Maybe it was the warm air that hit us as soon as we stepped off the plane. Or the bright orchids that smiled from the windows at the airport. Or the airport staff who wore floral shirts. Whatever it was, as soon as we landed at Naha on the main island of Okinawa, it felt like we’d arrived in Hawaii. And then we arrived, tired and bedraggled at our guesthouse, Ma-Blue in Motobo a couple of hours later, and it turned out to be Hawaiian themed. The room had hammocks and bright prints, and the restaurant was kitted out like a beach shack, with a straw roof, surfboard pictures and road signs for Hawaiian destinations. Plus Hawaiian souvenirs you could buy: Hawaiian T shirts, mugs, coasters, coffee beans and trinkets. It was a bit of a mind-trip: as we ate American style pancakes with cream and pineapples, and listened to the Beach boys with the baseball on TV, it was difficult to remember we were in Japan.

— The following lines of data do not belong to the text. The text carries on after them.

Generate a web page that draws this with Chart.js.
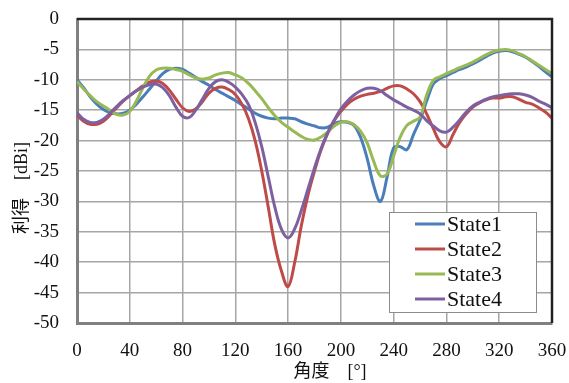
<!DOCTYPE html>
<html>
<head>
<meta charset="utf-8">
<script src="https://cdn.jsdelivr.net/npm/chart.js@4"></script>
<style>
  body { margin: 0; background: #fff; }
  #wrap { width: 569px; height: 383px; }
</style>
</head>
<body>
<div id="wrap"><canvas id="gainChart" width="569" height="383"></canvas></div>
<script>
// angle [deg], 5 deg steps
var angles = [];
for (var a = 0; a <= 360; a += 5) angles.push(a);

var seriesNames = ['State1', 'State2', 'State3', 'State4'];

var state1 = [-10, -11.3, -12.8, -14, -14.9, -15.4, -15.6, -15.5, -15, -14, -12.8, -11.5, -10.2, -9, -8.3, -8.1, -8.3, -8.9, -9.6, -10.3, -10.9, -11.6, -12.2, -12.8, -13.4, -14.1, -14.8, -15.5, -16, -16.3, -16.4, -16.3, -16.3, -16.4, -16.9, -17.3, -17.6, -17.9, -17.8, -17.2, -16.9, -17, -17.5, -19.5, -23, -27.5, -30, -26, -21.2, -21, -21.5, -19, -16.6, -13.5, -10.7, -9.8, -9.3, -8.8, -8.3, -7.9, -7.4, -6.8, -6.2, -5.6, -5.3, -5.2, -5.4, -5.8, -6.3, -7, -7.8, -8.7, -9.5];

var state2 = [-15.8, -16.8, -17.3, -17.3, -16.8, -15.8, -14.6, -13.5, -12.6, -11.8, -11, -10.4, -10.2, -10.6, -11.7, -13.2, -14.6, -15.2, -14.8, -13.6, -12.2, -11.4, -11.2, -11.6, -12.4, -14, -16.4, -20, -25, -31, -37.2, -41.5, -44, -40, -34, -29, -25, -21.5, -18.8, -16.7, -15.2, -14, -13.2, -12.7, -12.4, -12.2, -11.9, -11.4, -11, -11, -11.5, -12.3, -13.6, -15.6, -18, -20.2, -21, -19, -17, -15.6, -14.5, -13.8, -13.3, -13, -13, -12.8, -12.8, -13.2, -13.7, -14, -14.6, -15.3, -16.3];

var state3 = [-10.3, -11.5, -12.6, -13.6, -14.3, -15, -15.7, -15.8, -15.2, -13.5, -11.3, -9.4, -8.4, -8.1, -8.1, -8.3, -8.6, -9.2, -9.7, -9.9, -9.7, -9.2, -8.9, -8.8, -9.2, -9.7, -10.6, -11.8, -13.1, -14.6, -15.9, -17, -17.8, -18.6, -19.3, -19.8, -19.9, -19.4, -18.6, -17.6, -17, -16.9, -17.4, -18.5, -20.4, -23.5, -25.8, -25.5, -22.5, -19.4, -17.5, -16.8, -16.1, -12.5, -10.1, -9.5, -9, -8.5, -8, -7.6, -7.1, -6.5, -5.9, -5.4, -5.1, -5, -5.2, -5.7, -6.2, -6.9, -7.6, -8.3, -9];

var state4 = [-15.4, -16.5, -17, -17, -16.5, -15.5, -14.4, -13.4, -12.6, -11.8, -11.2, -10.8, -10.7, -11.3, -12.6, -14.5, -16, -16.2, -15, -13.2, -11.4, -10.3, -10, -10.4, -11.2, -12.4, -14.1, -17, -21, -26, -31, -34.6, -36, -34.5, -31.5, -28, -24.5, -21.3, -18.7, -16.6, -14.8, -13.5, -12.5, -11.8, -11.4, -11.4, -11.8, -12.6, -13.3, -13.9, -14.5, -15, -15.6, -16.7, -17.6, -18.4, -18.6, -17.8, -16.6, -15.3, -14.3, -13.7, -13.2, -12.8, -12.6, -12.4, -12.3, -12.3, -12.5, -12.9, -13.5, -14, -14.6];

var colors = ['#4a7ebb', '#be4b48', '#98b954', '#7d60a0'];
var allSeries = [state1, state2, state3, state4];

var xTitle = '角度　[°]';
var yTitle = '利得　[dBi]';

var serif = '"Liberation Serif", "Noto Sans CJK JP", serif';

function toPoints(vals) {
  return vals.map(function (v, i) { return { x: angles[i], y: v }; });
}

var datasets = allSeries.map(function (vals, i) {
  return {
    label: seriesNames[i],
    data: toPoints(vals),
    borderColor: colors[i],
    backgroundColor: colors[i],
    borderWidth: 3,
    pointRadius: 0,
    tension: 0.4,
    fill: false,
    order: 4 - i
  };
});

// frame (black top/right), axis titles and legend box inside the plot
var framePlugin = {
  id: 'frameAndLegend',
  afterDraw: function (chart) {
    var c = chart.ctx, ca = chart.chartArea;
    c.save();
    c.strokeStyle = '#222';
    c.lineWidth = 2.5;
    c.beginPath();
    c.moveTo(ca.left, ca.top);
    c.lineTo(ca.right, ca.top);
    c.lineTo(ca.right, ca.bottom);
    c.stroke();

    // axis titles
    c.fillStyle = '#111';
    c.font = '18px ' + serif;
    c.textAlign = 'center';
    c.textBaseline = 'middle';
    c.fillText(xTitle, 330, 372);
    c.save();
    c.translate(22, 188);
    c.rotate(-Math.PI / 2);
    c.fillText(yTitle, 0, 0);
    c.restore();

    // legend
    var bx = ca.right - 163, by = ca.bottom - 111, bw = 147, bh = 100;
    c.fillStyle = '#fff';
    c.fillRect(bx, by, bw, bh);
    c.strokeStyle = '#8c8c8c';
    c.lineWidth = 1;
    c.strokeRect(bx + 0.5, by + 0.5, bw, bh);
    c.font = '22px ' + serif;
    c.textAlign = 'left';
    for (var i = 0; i < seriesNames.length; i++) {
      var ly = by + 12 + i * 25;
      c.strokeStyle = colors[i];
      c.lineWidth = 3;
      c.beginPath();
      c.moveTo(bx + 26, ly);
      c.lineTo(bx + 56, ly);
      c.stroke();
      c.fillStyle = '#111';
      c.fillText(seriesNames[i], bx + 58, ly + 1);
    }
    c.restore();
  }
};

var ctx = document.getElementById('gainChart').getContext('2d');
var gainChart = new Chart(ctx, {
  type: 'line',
  data: { datasets: datasets },
  options: {
    responsive: false,
    animation: false,
    layout: { padding: { top: 19, right: 17, left: 0, bottom: 0 } },
    plugins: {
      legend: { display: false },
      tooltip: { enabled: false }
    },
    scales: {
      x: {
        type: 'linear',
        min: 0,
        max: 360,
        afterFit: function (s) {
          s.height = 60;
          s.paddingLeft = 0; s.paddingRight = 0;
        },
        ticks: { stepSize: 40, color: '#111', font: { family: serif, size: 19 }, padding: 17 },
        grid: { color: '#a6a6a6', lineWidth: 1.5, drawTicks: false },
        border: { color: '#808080', width: 3 }
      },
      y: {
        min: -50,
        max: 0,
        afterFit: function (s) {
          s.width = 77;
          s.paddingTop = 0; s.paddingBottom = 0;
        },
        ticks: { stepSize: 5, color: '#111', font: { family: serif, size: 19 }, padding: 18 },
        grid: { color: '#a6a6a6', lineWidth: 1.5, drawTicks: false },
        border: { color: '#808080', width: 3 }
      }
    }
  },
  plugins: [framePlugin]
});
</script>
</body>
</html>
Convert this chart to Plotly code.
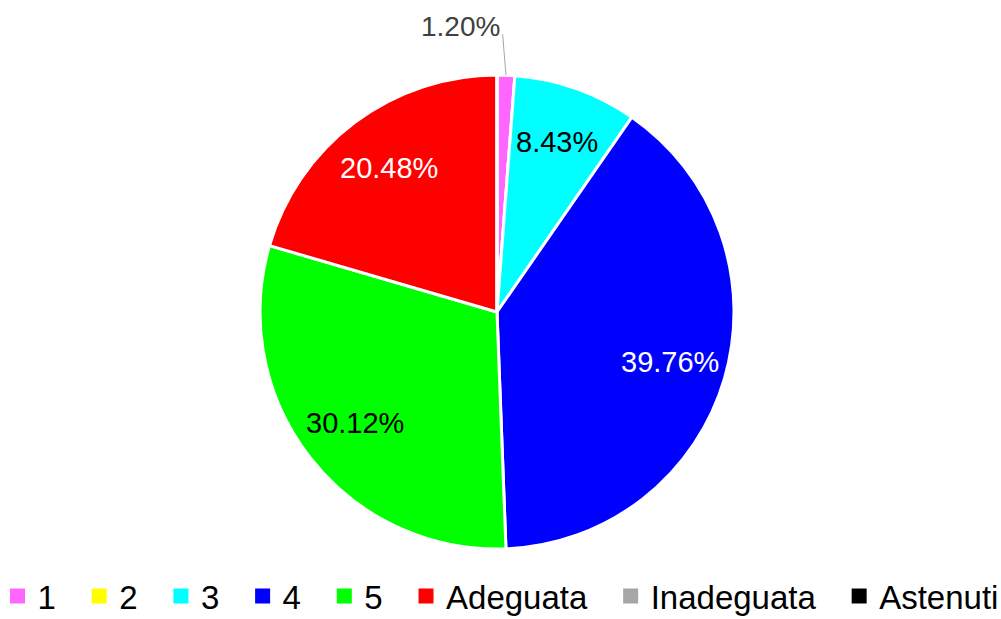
import math
import plotly.graph_objects as go

labels = ["1", "2", "3", "4", "5", "Adeguata", "Inadeguata", "Astenuti"]
counts = [1, 0, 7, 33, 25, 17, 0, 0]
colors = ["#FF66FF", "#FFFF00", "#00FFFF", "#0000FF", "#00FF00", "#FF0000", "#A6A6A6", "#000000"]
text_colors = ["#404040", "#000000", "#000000", "#FFFFFF", "#000000", "#FFFFFF", "#000000", "#000000"]

W, H = 1001, 619
dom_x = [0.2597, 0.7333]
dom_y = [0.1131, 0.8788]

fig = go.Figure()
fig.add_trace(go.Pie(
    labels=labels,
    values=counts,
    sort=False,
    direction="clockwise",
    rotation=0,
    marker=dict(colors=colors, line=dict(color="white", width=3)),
    textinfo="none",
    domain=dict(x=dom_x, y=dom_y),
    hoverinfo="label+percent",
    showlegend=False,
))

# legend-only entries with larger square keys
for i, (lab, col) in enumerate(zip(labels, colors)):
    name = lab if i == len(labels) - 1 else lab + "\u00a0\u00a0"
    fig.add_trace(go.Scatter(
        x=[None], y=[None], mode="markers", name=name,
        marker=dict(symbol="square", size=15, color=col),
        hoverinfo="skip",
    ))

# percentage labels computed from data
total = sum(counts)
cx = (dom_x[0] + dom_x[1]) / 2
cy = (dom_y[0] + dom_y[1]) / 2
r_px = (dom_x[1] - dom_x[0]) * W / 2
cum = 0
for i, v in enumerate(counts):
    if v == 0:
        continue
    mid = 2 * math.pi * (cum + v / 2) / total
    pct = f"{v / total:.2%}"
    if v / total < 0.03:
        ex = cx + r_px * math.sin(mid) / W
        ey = cy + r_px * math.cos(mid) / H
        fig.add_annotation(
            x=ex, y=ey, xref="paper", yref="paper",
            text=pct, showarrow=True, arrowhead=0, arrowwidth=1, arrowcolor="#A6A6A6",
            ax=-4, ay=-49, xanchor="right", yanchor="middle", startstandoff=8,
            font=dict(family="Liberation Sans", size=28, color=text_colors[i]),
        )
    else:
        rho = 0.76
        tx = cx + rho * r_px * math.sin(mid) / W
        ty = cy + rho * r_px * math.cos(mid) / H
        fig.add_annotation(
            x=tx, y=ty, xref="paper", yref="paper", text=pct, showarrow=False,
            xanchor="center", yanchor="middle",
            font=dict(family="Liberation Sans", size=29, color=text_colors[i]),
        )
    cum += v

fig.update_layout(
    width=W, height=H,
    margin=dict(l=0, r=0, t=0, b=0, autoexpand=False),
    paper_bgcolor="white",
    plot_bgcolor="white",
    xaxis=dict(visible=False),
    yaxis=dict(visible=False),
    font=dict(family="Liberation Sans", color="#000000"),
    legend=dict(
        orientation="h",
        x=0.5, xanchor="center",
        y=-0.008, yanchor="bottom",
        font=dict(family="Liberation Sans", size=33, color="#000000"),
        itemclick=False, itemdoubleclick=False,
    ),
)

fig.write_html("out.html", config={"displayModeBar": False},
               post_script="document.body.style.margin='0';")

We stayed in north western town of Motobu which at first glance, seemed a bit of an odd decision. The guesthouse advertised itself as having a private beach and a pool. The pool was empty. The beach was a scrap of sand that only emerged once a day at low tide and was covered in plastic. Emerald Beach, only 5 minutes’ drive away looked promising at first, with white sand and gorgeous turquoise water. Little hearts leapt. Except swimming was forbidden due to not one, not two but four different types of dangerous jellyfish and fish in the area. And then there was a tannoy on the beach, blaring out Japanese elevator music interspersed with adverts in four languages. Most odd.

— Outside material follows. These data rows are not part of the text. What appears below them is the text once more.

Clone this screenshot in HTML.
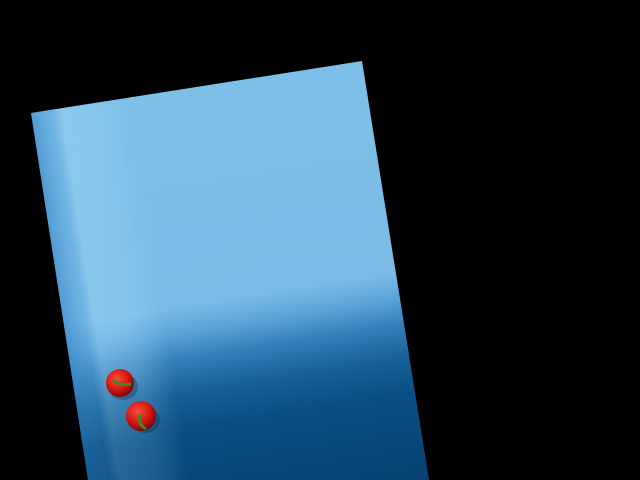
<!DOCTYPE html>
<html><head><meta charset="utf-8"><style>html,body{margin:0;padding:0;background:#000;width:640px;height:480px;overflow:hidden}svg{display:block}</style></head>
<body>
<svg width="640" height="480" viewBox="0 0 640 480" xmlns="http://www.w3.org/2000/svg">
<defs>
<linearGradient id="vg" gradientUnits="userSpaceOnUse" x1="0" y1="0" x2="0" y2="430" gradientTransform="translate(31,113) rotate(-8.95)">
<stop offset="0" stop-color="#7ebfe7"/>
<stop offset="0.5" stop-color="#7abbe5"/>
<stop offset="0.56" stop-color="#5aa3d8"/>
<stop offset="0.62" stop-color="#3580bb"/>
<stop offset="0.7" stop-color="#165f98"/>
<stop offset="0.78" stop-color="#0a4f85"/>
<stop offset="1" stop-color="#05416f"/>
</linearGradient>
<linearGradient id="band" gradientUnits="userSpaceOnUse" x1="0" y1="0" x2="336" y2="0" gradientTransform="translate(31,113) rotate(-8.95)">
<stop offset="0" stop-color="#3f8ccb" stop-opacity="0.7"/>
<stop offset="0.06" stop-color="#5aa4da" stop-opacity="0.4"/>
<stop offset="0.09" stop-color="#9ad2f2" stop-opacity="0.5"/>
<stop offset="0.2" stop-color="#9ad2f2" stop-opacity="0.35"/>
<stop offset="0.3" stop-color="#9ad2f2" stop-opacity="0"/>
<stop offset="1" stop-color="#9ad2f2" stop-opacity="0"/>
</linearGradient>
<linearGradient id="fade" gradientUnits="userSpaceOnUse" x1="0" y1="0" x2="0" y2="430" gradientTransform="translate(31,113) rotate(-8.95)">
<stop offset="0" stop-color="#fff"/>
<stop offset="0.55" stop-color="#fff"/>
<stop offset="0.8" stop-color="#777"/>
<stop offset="1" stop-color="#555"/>
</linearGradient>
<mask id="m" maskUnits="userSpaceOnUse" x="0" y="0" width="640" height="480"><rect x="0" y="0" width="640" height="480" fill="url(#fade)"/></mask>
<radialGradient id="pep" cx="0.4" cy="0.35" r="0.7">
<stop offset="0" stop-color="#ff4a3a"/><stop offset="0.6" stop-color="#d0150f"/><stop offset="1" stop-color="#6a0505"/>
</radialGradient>
</defs>
<g>
<polygon points="31,113 362,61 429,480 88,480" fill="url(#vg)"/>
<polygon points="31,113 362,61 429,480 88,480" fill="url(#band)" mask="url(#m)"/>
</g>
<g>
<ellipse cx="123" cy="387" rx="15" ry="13" fill="#0a2a48" opacity="0.35"/>
<circle cx="120" cy="383" r="14" fill="url(#pep)"/>
<path d="M113 380 Q120 386 131 384" stroke="#3c8a2a" stroke-width="3" fill="none"/>
</g>
<g>
<ellipse cx="145" cy="420" rx="15" ry="13" fill="#0a2a48" opacity="0.35"/>
<circle cx="141" cy="416" r="15" fill="url(#pep)"/>
<path d="M140 414 Q137 424 146 429" stroke="#3c8a2a" stroke-width="3" fill="none"/>
</g>
</svg>
</body></html>
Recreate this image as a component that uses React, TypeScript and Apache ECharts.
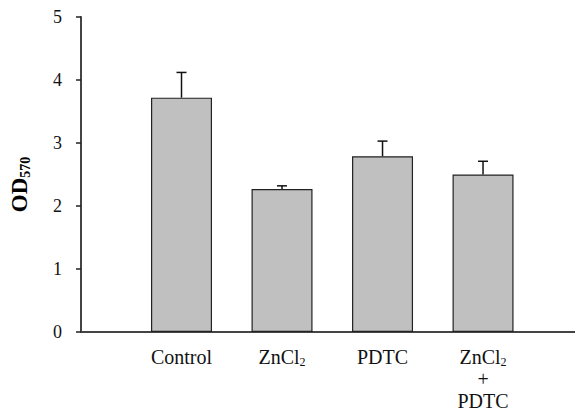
import React, { useEffect, useRef } from "react";
import * as echarts from "echarts";

const categories = ["Control", "ZnCl{sub|2}", "PDTC", "ZnCl{sub|2}\n+\nPDTC"];
const positions = [1, 2, 3, 4];
const means = [3.72, 2.27, 2.79, 2.5];
const errorTops = [4.12, 2.32, 3.03, 2.71];
const yTicks = [0, 1, 2, 3, 4, 5];

const FONT = '"Liberation Serif", "DejaVu Serif", serif';
const CSS = `body{margin:0} #chart-root svg text, #chart-root svg tspan { font-family: "Liberation Serif", "DejaVu Serif", serif !important; }`;

export default function App() {
  const ref = useRef<HTMLDivElement>(null);
  useEffect(() => {
    document.body.style.margin = "0";
    const chart = echarts.init(ref.current!, null, { renderer: "svg" });
    const barData = positions.map((p, i) => [p, means[i]]);
    const errData = positions.map((p, i) => [p, means[i], errorTops[i]]);
    chart.setOption({
      animation: false,
      textStyle: { fontFamily: FONT },
      grid: { left: 81, right: 0, top: 17, bottom: 80, containLabel: false, outerBoundsMode: "none" },
      xAxis: {
        type: "value",
        min: 0,
        max: 4.915,
        interval: 1,
        splitLine: { show: false },
        axisTick: { show: false },
        axisLine: { show: true, lineStyle: { color: "#444", width: 2 } },
        axisLabel: {
          showMaxLabel: false,
          margin: 14,
          color: "#111",
          fontFamily: FONT,
          fontSize: 20,
          lineHeight: 22,
          formatter: (v: number) => {
            const idx = positions.indexOf(v);
            return idx >= 0 ? categories[idx] : "";
          },
          rich: {
            sub: { fontFamily: FONT, fontSize: 12, verticalAlign: "bottom", lineHeight: 20, color: "#111" },
          },
        },
      },
      yAxis: {
        type: "value",
        min: yTicks[0],
        max: yTicks[yTicks.length - 1],
        interval: 1,
        splitLine: { show: false },
        axisLine: { show: true, lineStyle: { color: "#444", width: 2 } },
        axisTick: { show: true, inside: false, length: 5, lineStyle: { color: "#222", width: 1.5 } },
        axisLabel: { margin: 19, color: "#111", fontFamily: FONT, fontSize: 18 },
        name: "OD{sub|570}",
        nameLocation: "middle",
        nameGap: 49,
        nameRotate: 90,
        nameTextStyle: {
          fontFamily: FONT,
          fontSize: 23,
          fontWeight: "bold",
          color: "#000",
          padding: [0, 20, 0, 0],
          rich: {
            sub: { fontFamily: FONT, fontSize: 14, fontWeight: "bold", verticalAlign: "bottom", lineHeight: 26, color: "#000" },
          },
        },
      },
      series: [
        {
          type: "bar",
          data: barData,
          barWidth: 61,
          itemStyle: { color: "#c0c0c0", borderColor: "#222", borderWidth: 1.2 },
        },
        {
          type: "custom",
          data: errData,
          encode: { x: 0, y: 2 },
          z: 3,
          renderItem: (params: any, api: any) => {
            const x = api.value(0);
            const base = api.coord([x, api.value(1)]);
            const top = api.coord([x, api.value(2)]);
            const style = { stroke: "#111", lineWidth: 1.5 };
            return {
              type: "group",
              children: [
                { type: "line", shape: { x1: base[0], y1: base[1], x2: top[0], y2: top[1] }, style },
                { type: "line", shape: { x1: top[0] - 5, y1: top[1], x2: top[0] + 5, y2: top[1] }, style },
              ],
            };
          },
        },
      ],
    });
    return () => chart.dispose();
  }, []);
  return (
    <>
      <style>{CSS}</style>
      <div id="chart-root" ref={ref} style={{ width: 575, height: 412 }} />
    </>
  );
}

But we made it work. We paddled, made sandcastles, hunted for pretty shells and crabs and paddled some more. By the end of it, we were sun kissed and wind swept and the small disappointments of the day didn’t matter anymore.

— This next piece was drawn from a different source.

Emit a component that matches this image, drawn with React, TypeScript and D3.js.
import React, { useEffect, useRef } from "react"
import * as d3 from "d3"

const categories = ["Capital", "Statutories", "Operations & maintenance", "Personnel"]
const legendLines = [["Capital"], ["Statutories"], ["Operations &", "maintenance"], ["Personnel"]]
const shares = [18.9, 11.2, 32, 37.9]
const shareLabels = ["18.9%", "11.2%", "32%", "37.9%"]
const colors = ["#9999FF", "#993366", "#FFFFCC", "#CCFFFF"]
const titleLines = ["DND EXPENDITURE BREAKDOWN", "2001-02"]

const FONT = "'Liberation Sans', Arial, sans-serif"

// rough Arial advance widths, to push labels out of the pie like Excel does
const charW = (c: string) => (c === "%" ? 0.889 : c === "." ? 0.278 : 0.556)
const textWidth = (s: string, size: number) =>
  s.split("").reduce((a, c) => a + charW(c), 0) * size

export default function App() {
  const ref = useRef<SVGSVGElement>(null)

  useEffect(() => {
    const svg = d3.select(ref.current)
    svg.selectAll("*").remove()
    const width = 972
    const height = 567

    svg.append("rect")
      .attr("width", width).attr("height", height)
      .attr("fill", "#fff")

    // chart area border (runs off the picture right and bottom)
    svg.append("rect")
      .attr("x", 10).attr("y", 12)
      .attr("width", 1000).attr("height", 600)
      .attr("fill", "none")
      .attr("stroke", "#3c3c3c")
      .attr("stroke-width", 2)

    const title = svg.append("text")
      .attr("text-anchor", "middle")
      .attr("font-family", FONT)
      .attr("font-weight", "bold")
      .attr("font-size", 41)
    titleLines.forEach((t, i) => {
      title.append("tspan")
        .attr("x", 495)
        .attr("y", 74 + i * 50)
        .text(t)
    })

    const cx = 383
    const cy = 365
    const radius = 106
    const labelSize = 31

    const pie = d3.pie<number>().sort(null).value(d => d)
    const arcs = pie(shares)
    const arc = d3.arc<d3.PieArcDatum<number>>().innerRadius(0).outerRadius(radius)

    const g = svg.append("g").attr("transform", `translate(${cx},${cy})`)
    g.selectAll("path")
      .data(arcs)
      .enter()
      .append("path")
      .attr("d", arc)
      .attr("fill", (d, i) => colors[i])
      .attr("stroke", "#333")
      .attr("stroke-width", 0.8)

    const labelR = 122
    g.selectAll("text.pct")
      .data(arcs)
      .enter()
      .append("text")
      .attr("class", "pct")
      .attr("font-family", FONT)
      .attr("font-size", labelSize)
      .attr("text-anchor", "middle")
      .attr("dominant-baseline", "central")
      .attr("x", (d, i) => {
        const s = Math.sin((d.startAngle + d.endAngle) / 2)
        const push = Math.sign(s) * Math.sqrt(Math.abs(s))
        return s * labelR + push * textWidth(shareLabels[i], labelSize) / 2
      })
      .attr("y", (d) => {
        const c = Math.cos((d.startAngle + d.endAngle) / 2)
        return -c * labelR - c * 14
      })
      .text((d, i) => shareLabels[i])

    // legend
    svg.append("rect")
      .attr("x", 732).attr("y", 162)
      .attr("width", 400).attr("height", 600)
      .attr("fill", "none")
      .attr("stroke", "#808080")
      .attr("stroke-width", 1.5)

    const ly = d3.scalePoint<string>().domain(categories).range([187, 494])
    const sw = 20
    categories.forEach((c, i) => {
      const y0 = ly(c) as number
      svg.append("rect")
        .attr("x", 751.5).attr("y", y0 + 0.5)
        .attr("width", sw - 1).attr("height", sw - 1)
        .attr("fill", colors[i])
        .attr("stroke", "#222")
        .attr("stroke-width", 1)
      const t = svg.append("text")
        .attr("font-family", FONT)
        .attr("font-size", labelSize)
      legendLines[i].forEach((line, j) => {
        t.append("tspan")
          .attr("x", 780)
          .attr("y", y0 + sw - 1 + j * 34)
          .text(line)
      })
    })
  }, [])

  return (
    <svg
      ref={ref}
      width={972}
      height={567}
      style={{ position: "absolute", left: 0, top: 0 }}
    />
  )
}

And that was how the rest of the week turned out. We didn’t get to learn much about the history or visit many important historical sights. But we did what we could manage and that mainly consisted of driving and discovering places and enjoying what we found. Like Minna Island, a tiny island no more than 4km circumference and only 15 mins away by boat. The closest thing to a tropical paradise I’ve ever been to. Only a handful of people visited that day, so we had the place to ourselves to wander around and absorb. It was magical and re-set our batteries just so.
The Ocean Expo Park was a big hit. An aquarium, a dolphin theatre, and an adventure playground which we went to most days. And the most unexpectedly enchanting hot-house plants/gardens called the Tropical Dream Centre. Big M loved spotting different tropical fruit trees, feeding the fish, touching huge stag beetles and running up a shell-like tower. We had the place to ourselves which added to our sense of wonder. It felt like we were discovering the place.
I think that’s what made our week on Okinawa. We barely touched the recommended sights of the guidebooks. But we found little independent coffee shops and wine bars on Kouri island, and watched the sun go down under a bridge on Sesuko Island. We swam off deserted beaches (for my part, quite hastily. Turns out I prefer my seas cold and lifeless) and went for ‘jungle’ walks, finding huge purple hermit crabs and ‘techno’ bugs. We imagined vast palaces at castle ruins and ate noodles whilst watching sumo wrestling on TV in the castle cafe. We danced on the decking as the sun rose and had huge bubble baths. Big M even rode a goat.
It wasn’t planned, there were places we were gutted not to see and I don’t know if I’d recommend staying where we did. But as we landed back in a greyer, cooler Osaka I looked at myself in the mirror and realised I had freckles, was smiling and had a tropical flower in my hair. Okinawa was just the tonic we needed.